The 100 highest-paid sports stars earned a cumulative $3.11 billion over the past 12 months, down 1% from last year. But the threshold to make the list rose $600,000 to $21.4 million.

Our earnings figures include salaries, prize money and bonuses earned between June 1, 2016, and June 1, 2017. Endorsement incomes are an estimate of sponsorships, appearance fees and licensing incomes for the same 12-month period based on conversations with dozens of industry insiders. We do not deduct for taxes or agents’ fees, and we don’t include investment income (click here for a more detailed methodology and the numbers behind the top 100).


Athletes from 21 countries are represented among the top 100, but Americans dominate the list with 63 entries thanks to soaring salaries in the NBA, NFL and MLB. A record 32 NBA players made the cut, up from 18 in 2016. Credit the league’s new $24 billion TV contract, which pushed the salary cap up 34% this season. Twenty-nine NBA players made at least $20 million in salary during the 2016-17 season.

Endorsements and appearance fees make up 29% of the total pie for the top 100 athletes with Nike the more prolific with 48 athletes under contract. The Swoosh has committed $9.4 billion in future endorsement contracts to athletes, teams and leagues per its 2016 financial filings.

The makeup of athletes’ earnings run the gamut. Take golfer Tigers Woods (No. 17, $37.1 million). He generated 99.7% of his earnings from sponsors with only $107,000 in prize money as the 14-time Majors winner was sidelined by injuries. Similarly, track star Usain Bolt (No. 23, $34.2 million) earns $32 million from sponsors, accounting for 94% of his income. On the other end of the spectrum is pitcher Zack Greinke (No. 67, $24.1 million), who makes only $50,000 off the field or 0.2% of his income.

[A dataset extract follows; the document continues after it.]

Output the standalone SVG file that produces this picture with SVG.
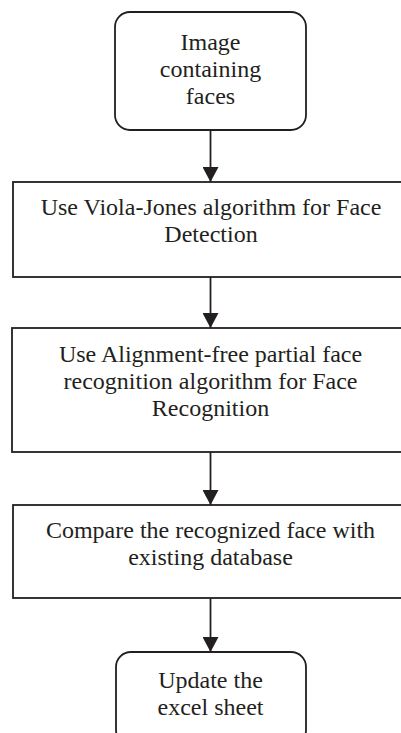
<svg xmlns="http://www.w3.org/2000/svg" width="401" height="733" viewBox="0 0 401 733">
<style>
.box{fill:#fff;stroke:#231f20;stroke-width:1.8}
.t{font-family:"Liberation Serif","Times New Roman",serif;font-size:24px;fill:#231f20;text-anchor:middle}
.c{stroke:#231f20;stroke-width:1.8;fill:none}
</style>
<defs>
<marker id="ah" markerUnits="userSpaceOnUse" markerWidth="16" markerHeight="16" viewBox="0 0 16 16" refX="15" refY="8" orient="auto">
<path d="M0,0 L15,8 L0,16 Z" fill="#231f20"/>
</marker>
</defs>
<rect width="401" height="733" fill="#fff"/>
<g id="connectors">
<line class="c" x1="210.5" y1="130" x2="210.5" y2="182" marker-end="url(#ah)"/>
<line class="c" x1="210.5" y1="277" x2="210.5" y2="328" marker-end="url(#ah)"/>
<line class="c" x1="210.5" y1="452" x2="210.5" y2="505" marker-end="url(#ah)"/>
<line class="c" x1="210.5" y1="598" x2="210.5" y2="652" marker-end="url(#ah)"/>
</g>
<g id="n1">
<rect class="box" x="115" y="12" width="191" height="118" rx="15"/>
<text class="t" x="210.5" y="50">Image</text>
<text class="t" x="210.5" y="77">containing</text>
<text class="t" x="210.5" y="104">faces</text>
</g>
<g id="n2">
<rect class="box" x="13" y="182" width="395" height="95"/>
<text class="t" x="211" y="215">Use Viola-Jones algorithm for Face</text>
<text class="t" x="211" y="242">Detection</text>
</g>
<g id="n3">
<rect class="box" x="12" y="328" width="396" height="124"/>
<text class="t" x="210.5" y="362">Use Alignment-free partial face</text>
<text class="t" x="210.5" y="389">recognition algorithm for Face</text>
<text class="t" x="210.5" y="416">Recognition</text>
</g>
<g id="n4">
<rect class="box" x="13" y="505" width="395" height="93"/>
<text class="t" x="210.5" y="538">Compare the recognized face with</text>
<text class="t" x="210.5" y="565">existing database</text>
</g>
<g id="n5">
<rect class="box" x="116" y="652" width="190" height="93" rx="15"/>
<text class="t" x="210.5" y="688">Update the</text>
<text class="t" x="210.5" y="715">excel sheet</text>
</g>
</svg>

The top 100 athletes are a boys’ club more than ever. Two or three female tennis players qualified each year since Forbes expanded its athlete ranking to 100 names in 2012, but Serena Williams (No. 51, $27 million) is the lone female athlete to make the cut this year. Mainstay Maria Sharapova failed to make the grade after reductions in her endorsement contracts due to her 15-month suspension for a failed drug test.